Abstract
This paper presents a
novel method for text normalization and emotion classification specifically
designed for the preprocessing steps of Expressive Text-to-Speech (ETTS)
synthesizers. Text normalization, which converts non-standard words into
standardized forms, is essential for generating clear and coherent output in
ETTS synthesizers. Previous studies have encountered difficulties with Bangla
homographic words, prompting the development of our proposed method. Our
approach begins with the creation of a tokenized and categorized dataset
consisting of 26 unique semiotic classes, utilizing a rule-based method with
regular expressions. This dataset is derived from the Bangla Text Normalization
Corpus (BTN Corpus), which contains 2 million Bangla sentences. Initially,
Bangla written texts are tokenized, and each token is classified using a
Temporal Convolutional Network (TCN) algorithm trained on the BTN Corpus to
identify its semiotic class.

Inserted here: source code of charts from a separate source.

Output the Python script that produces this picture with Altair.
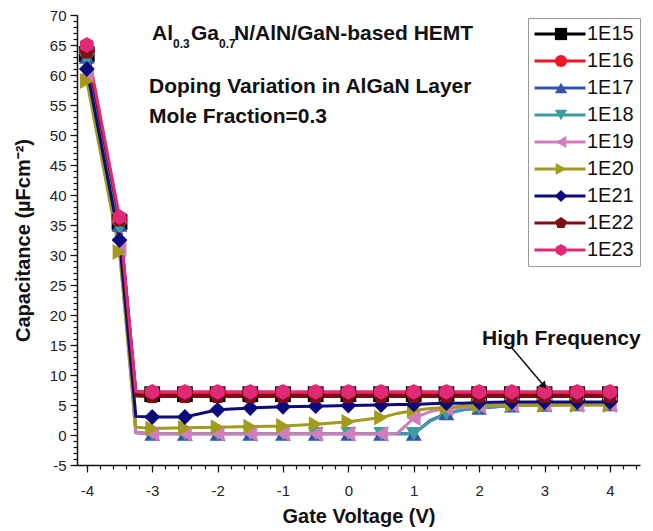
import altair as alt
import pandas as pd

# gate voltage positions of the computed curve points
x_line = [-4, -3.5, -3.25, -3, -2.5, -2, -1.5, -1, -0.5, 0, 0.5, 0.75, 1, 1.25, 1.5, 1.75, 2, 2.5, 3, 3.5, 4]

series = ["1E15", "1E16", "1E17", "1E18", "1E19", "1E20", "1E21", "1E22", "1E23"]

c_1e15 = [63.5, 35.5, 6.9, 6.8, 6.8, 6.8, 6.8, 6.8, 6.8, 6.8, 6.8, 6.8, 6.8, 6.8, 6.8, 6.8, 6.8, 6.8, 6.8, 6.8, 6.8]
c_1e16 = [64.0, 35.8, 7.1, 7.0, 7.0, 7.0, 7.0, 7.0, 7.0, 7.0, 7.0, 7.0, 7.0, 7.0, 7.0, 7.0, 7.0, 7.0, 7.0, 7.0, 7.0]
c_1e17 = [63.0, 35.0, 0.4, 0.2, 0.2, 0.2, 0.2, 0.2, 0.2, 0.2, 0.2, 0.2, 0.2, 2.4, 3.6, 4.2, 4.5, 4.9, 5.0, 5.1, 5.1]
c_1e18 = [62.5, 34.5, 0.4, 0.2, 0.2, 0.2, 0.2, 0.2, 0.2, 0.2, 0.2, 0.2, 0.2, 2.3, 3.5, 4.2, 4.5, 4.9, 5.0, 5.1, 5.1]
c_1e19 = [60.0, 31.0, 0.4, 0.2, 0.2, 0.2, 0.2, 0.2, 0.2, 0.2, 0.2, 0.3, 2.8, 3.9, 4.4, 4.6, 4.8, 5.0, 5.0, 5.0, 5.0]
c_1e20 = [59.0, 30.5, 1.3, 1.1, 1.2, 1.3, 1.4, 1.5, 1.8, 2.2, 2.9, 3.6, 4.1, 4.4, 4.6, 4.8, 4.9, 5.0, 5.0, 5.0, 5.0]
c_1e21 = [61.0, 32.5, 3.1, 3.0, 3.0, 4.2, 4.5, 4.7, 4.8, 4.9, 5.0, 5.1, 5.1, 5.2, 5.3, 5.3, 5.4, 5.5, 5.5, 5.5, 5.5]
c_1e22 = [63.8, 35.8, 6.5, 6.4, 6.4, 6.4, 6.4, 6.4, 6.4, 6.4, 6.4, 6.4, 6.4, 6.4, 6.4, 6.4, 6.4, 6.4, 6.4, 6.4, 6.4]
c_1e23 = [65.0, 36.3, 7.3, 7.2, 7.2, 7.2, 7.2, 7.2, 7.2, 7.2, 7.2, 7.2, 7.2, 7.2, 7.2, 7.2, 7.2, 7.2, 7.2, 7.2, 7.2]

all_vals = [c_1e15, c_1e16, c_1e17, c_1e18, c_1e19, c_1e20, c_1e21, c_1e22, c_1e23]

colors = ["#000000", "#EE1526", "#3352B0", "#3E9CA3", "#D17DBB", "#A39B1C", "#0B0B7C", "#800C14", "#E02A78"]
pentagon = "M0,-1L0.951,-0.309L0.588,0.809L-0.588,0.809L-0.951,-0.309Z"
hexagon = "M0,-1L0.866,-0.5L0.866,0.5L0,1L-0.866,0.5L-0.866,-0.5Z"
shapes = ["square", "circle", "triangle-up", "triangle-down", "triangle-left",
          "triangle-right", "diamond", pentagon, hexagon]
legend_line = "M-4.25,0L4.25,0"

x_major = [-4, -3, -2, -1, 0, 1, 2, 3, 4]
x_minor = [round(-4 + 0.2 * i, 1) for i in range(0, 43)]
y_major = [-5, 0, 5, 10, 15, 20, 25, 30, 35, 40, 45, 50, 55, 60, 65, 70]
y_minor = list(range(-5, 71))

series_b = [s + " " for s in series]  # keeps the marker legend separate from the line legend

rows = []
for s, sb, vals in zip(series, series_b, all_vals):
    for x, y in zip(x_line, vals):
        rows.append({"Doping": s, "Doping2": sb, "V": x, "C": y, "mk": float(x * 2).is_integer()})
df = pd.DataFrame(rows)
df_pts = df[df["mk"]]

FONT = "Liberation Sans"
xs = alt.Scale(domain=[-4.15, 4.46], nice=False, zero=False)
ys = alt.Scale(domain=[-5, 70], nice=False, zero=False)
LBL = "'' + datum.value"

major_x = alt.Axis(values=x_major, orient="bottom", title="Gate Voltage (V)", tickSize=7,
                   labelPadding=11, titlePadding=8, grid=False, labelExpr=LBL)
major_y = alt.Axis(values=y_major, orient="left", title="Capacitance (µFcm⁻²)", tickSize=7,
                   labelPadding=4, titlePadding=16, grid=False, labelExpr=LBL)
minor_x = alt.Axis(values=x_minor, orient="bottom", title=None, labels=False, domain=False,
                   tickSize=4, grid=False)
minor_y = alt.Axis(values=y_minor, orient="left", title=None, labels=False, domain=False,
                   tickSize=4, grid=False)

legA = alt.Legend(orient="none", legendX=451, legendY=3, symbolType=legend_line, symbolSize=144,
                  symbolStrokeWidth=3, labelFontSize=20, labelFont=FONT, labelColor="#111",
                  strokeColor="#999999", fillColor="white", padding=6, rowPadding=7,
                  symbolOffset=16, labelOffset=17, zindex=1)
legB = alt.Legend(orient="none", legendX=451, legendY=3, symbolSize=150, labelFontSize=20,
                  labelFont=FONT, labelOpacity=0, labelExpr="''", padding=6, rowPadding=7,
                  labelOffset=4, symbolOffset=17, zindex=2, symbolStrokeWidth=0)

lines = alt.Chart(df).mark_line(strokeWidth=3).encode(
    x=alt.X("V:Q", scale=xs, axis=major_x),
    y=alt.Y("C:Q", scale=ys, axis=major_y),
    color=alt.Color("Doping:N", scale=alt.Scale(domain=series, range=colors), legend=legA, title=None),
    order="V:Q",
)

points = alt.Chart(df_pts).mark_point(filled=True, size=250, opacity=1).encode(
    x=alt.X("V:Q", scale=xs, axis=None),
    y=alt.Y("C:Q", scale=ys, axis=None),
    fill=alt.Fill("Doping2:N", scale=alt.Scale(domain=series_b, range=colors), legend=legB, title=None),
    shape=alt.Shape("Doping2:N", scale=alt.Scale(domain=series_b, range=shapes), legend=legB, title=None),
)

minor = alt.Chart(df).mark_point(opacity=0).encode(
    x=alt.X("V:Q", scale=xs, axis=minor_x),
    y=alt.Y("C:Q", scale=ys, axis=minor_y),
)

one = pd.DataFrame({"a": [0]})

def txt(t, x, y, size=21, bold=True):
    return alt.Chart(one).mark_text(text=t, align="left", baseline="alphabetic", font=FONT,
                                    fontSize=size, fontWeight="bold" if bold else "normal",
                                    color="#111").encode(x=alt.value(x), y=alt.value(y))

annotations = [
    txt("Al", 75, 25), txt("0.3", 96, 33, 12), txt("Ga", 114, 25), txt("0.7", 142, 33, 12),
    txt("N/AlN/GaN-based HEMT", 157, 25),
    txt("Doping Variation in AlGaN Layer", 72, 78),
    txt("Mole Fraction=0.3", 72, 108),
    txt("High Frequency", 405, 330),
]

arrow = alt.Chart(one).mark_rule(color="#111", strokeWidth=1.5).encode(
    x=alt.value(435), y=alt.value(333), x2=alt.value(468), y2=alt.value(372))
head = alt.Chart(one).mark_point(shape="triangle-up", filled=True, color="#111", size=70,
                                 angle=140, opacity=1).encode(x=alt.value(467), y=alt.value(371))

chart = alt.layer(minor, lines, points, *annotations, arrow, head).resolve_axis(
    x="independent", y="independent"
).properties(
    width=563, height=450,
    autosize=alt.AutoSizeParams(type="none"),
    padding={"left": 69, "top": 7, "right": 5, "bottom": 66},
).configure_view(stroke="transparent").configure_axis(
    domainColor="#111", domainWidth=1.5, tickColor="#111", tickWidth=1.2,
    labelFont=FONT, labelFontSize=15, labelColor="#222",
    titleFont=FONT, titleFontSize=20, titleFontWeight="bold", titleColor="#111",
)

chart.save("out.html", embed_options={"renderer": "svg", "actions": False})
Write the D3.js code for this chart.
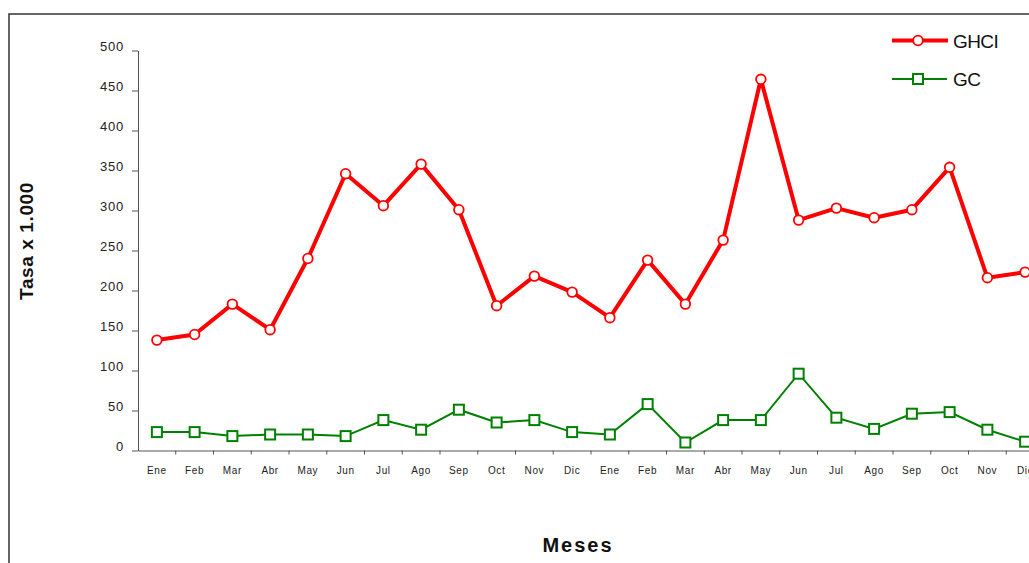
<!DOCTYPE html>
<html>
<head>
<meta charset="utf-8">
<script src="https://cdn.jsdelivr.net/npm/d3@7"></script>
<style>
  html, body { margin: 0; padding: 0; background: #fff; overflow: hidden; }
  svg { display: block; font-family: Arial, "Liberation Sans", sans-serif; }
</style>
</head>
<body>
<svg id="chart" width="1029" height="563"></svg>
<script>
// Monthly rates per 1,000 over two consecutive years
const months = ["Ene","Feb","Mar","Abr","May","Jun","Jul","Ago","Sep","Oct","Nov","Dic",
                "Ene","Feb","Mar","Abr","May","Jun","Jul","Ago","Sep","Oct","Nov","Dic"];
const ghci = [138, 145, 183, 151, 240, 346, 306, 358, 301, 181, 218, 198,
              166, 238, 183, 263, 464, 288, 303, 291, 301, 354, 216, 223];
const gc   = [23, 23, 18, 20, 20, 18, 38, 26, 51, 35, 38, 23,
              20, 58, 10, 38, 38, 96, 41, 27, 46, 48, 26, 11];
const yTicks = [0, 50, 100, 150, 200, 250, 300, 350, 400, 450, 500];
const seriesNames = ["GHCI", "GC"];

const svg = d3.select("#chart");

// outer frame
svg.append("rect")
  .attr("x", 9).attr("y", 14)
  .attr("width", 1040).attr("height", 570)
  .attr("fill", "none").attr("stroke", "#333").attr("stroke-width", 1.5);

const x0 = 138, step = 37.75;
const x = d3.scaleBand()
  .domain(d3.range(months.length))
  .range([x0, x0 + step * months.length])
  .paddingInner(0).paddingOuter(0);
const y = d3.scaleLinear().domain([0, 500]).range([450.5, 50.5]);
const cx = i => x(i) + x.bandwidth() / 2;

// y axis
const yAxis = svg.append("g").attr("transform", `translate(${x0},0)`)
  .call(d3.axisLeft(y).tickValues(yTicks).tickSize(6).tickSizeOuter(0).tickFormat(d3.format("d")));
yAxis.select(".domain").attr("stroke", "#555");
yAxis.selectAll(".tick line").attr("stroke", "#555");
yAxis.selectAll(".tick text")
  .attr("x", -14).attr("dy", "0")
  .attr("font-size", 13).attr("letter-spacing", "0.8px")
  .attr("fill", "#222");

// x axis
const xAxis = svg.append("g").attr("transform", `translate(0,${y(0)})`)
  .call(d3.axisBottom(x).tickSize(0).tickFormat(i => months[i]));
xAxis.select(".domain").attr("stroke", "#555");
xAxis.selectAll(".tick text")
  .attr("y", 0).attr("dy", "23.5")
  .attr("font-size", 10).attr("letter-spacing", "0.6px")
  .attr("fill", "#222");
// tick marks on category boundaries
xAxis.selectAll("line.sep")
  .data(d3.range(1, months.length))
  .join("line")
  .attr("class", "sep")
  .attr("x1", i => x(i)).attr("x2", i => x(i))
  .attr("y1", 0).attr("y2", 4)
  .attr("stroke", "#555");

// series lines
const line = series => d3.line().x((d, i) => cx(i)).y(d => y(d))(series);

svg.append("path").attr("d", line(gc))
  .attr("fill", "none").attr("stroke", "#008000").attr("stroke-width", 2);
svg.append("path").attr("d", line(ghci))
  .attr("fill", "none").attr("stroke", "#ff0000").attr("stroke-width", 4)
  .attr("stroke-linejoin", "round");

// markers
svg.append("g").selectAll("rect")
  .data(gc).join("rect")
  .attr("x", (d, i) => cx(i) - 5).attr("y", d => y(d) - 5)
  .attr("width", 10).attr("height", 10)
  .attr("fill", "#fff").attr("stroke", "#008000").attr("stroke-width", 2);
svg.append("g").selectAll("circle")
  .data(ghci).join("circle")
  .attr("cx", (d, i) => cx(i)).attr("cy", d => y(d))
  .attr("r", 4.8)
  .attr("fill", "#fff").attr("stroke", "#ff0000").attr("stroke-width", 1.8);

// legend
const lg = svg.append("g");
lg.append("line").attr("x1", 892).attr("x2", 948).attr("y1", 40.5).attr("y2", 40.5)
  .attr("stroke", "#ff0000").attr("stroke-width", 4);
lg.append("circle").attr("cx", 918).attr("cy", 40.5).attr("r", 4.8)
  .attr("fill", "#fff").attr("stroke", "#ff0000").attr("stroke-width", 1.8);
lg.append("line").attr("x1", 892).attr("x2", 947).attr("y1", 79).attr("y2", 79)
  .attr("stroke", "#008000").attr("stroke-width", 2);
lg.append("rect").attr("x", 913).attr("y", 74).attr("width", 10).attr("height", 10)
  .attr("fill", "#fff").attr("stroke", "#008000").attr("stroke-width", 2);
lg.selectAll("text").data(seriesNames).join("text")
  .attr("x", 953).attr("y", (d, i) => i === 0 ? 47.5 : 86)
  .attr("font-size", 19).attr("letter-spacing", "-0.6px").attr("fill", "#111")
  .text(d => d);

// axis titles
svg.append("text")
  .attr("transform", "translate(33,241) rotate(-90)")
  .attr("text-anchor", "middle")
  .attr("font-size", 19).attr("font-weight", "bold").attr("letter-spacing", "0.6px")
  .attr("fill", "#111")
  .text("Tasa x 1.000");
svg.append("text")
  .attr("x", 578).attr("y", 552)
  .attr("text-anchor", "middle")
  .attr("font-size", 20).attr("font-weight", "bold").attr("letter-spacing", "2px")
  .attr("fill", "#111")
  .text("Meses");
</script>
</body>
</html>
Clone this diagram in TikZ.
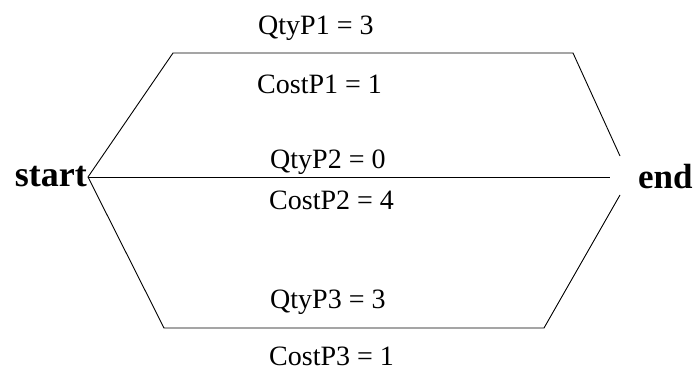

This classification aids in generating normalized
text, where the resulting tokens are reassembled into coherent sentences for
final output. In addition to text normalization, we implement emotion
classification for each normalized sentence using a Hierarchical Attention
Network (HAN) model. The HAN model was trained on 67,277 normalized texts from
the Bangla Normalized Emotion Text Corpus (BNET Corpus), categorizing each text
into one of six emotion classes through a rule-based method with regular
expressions. The proposed method demonstrates high accuracy rates, achieving a
token classification accuracy of 99.977 % with the TCN and an emotion
classification accuracy of 99.735 % with the HAN model.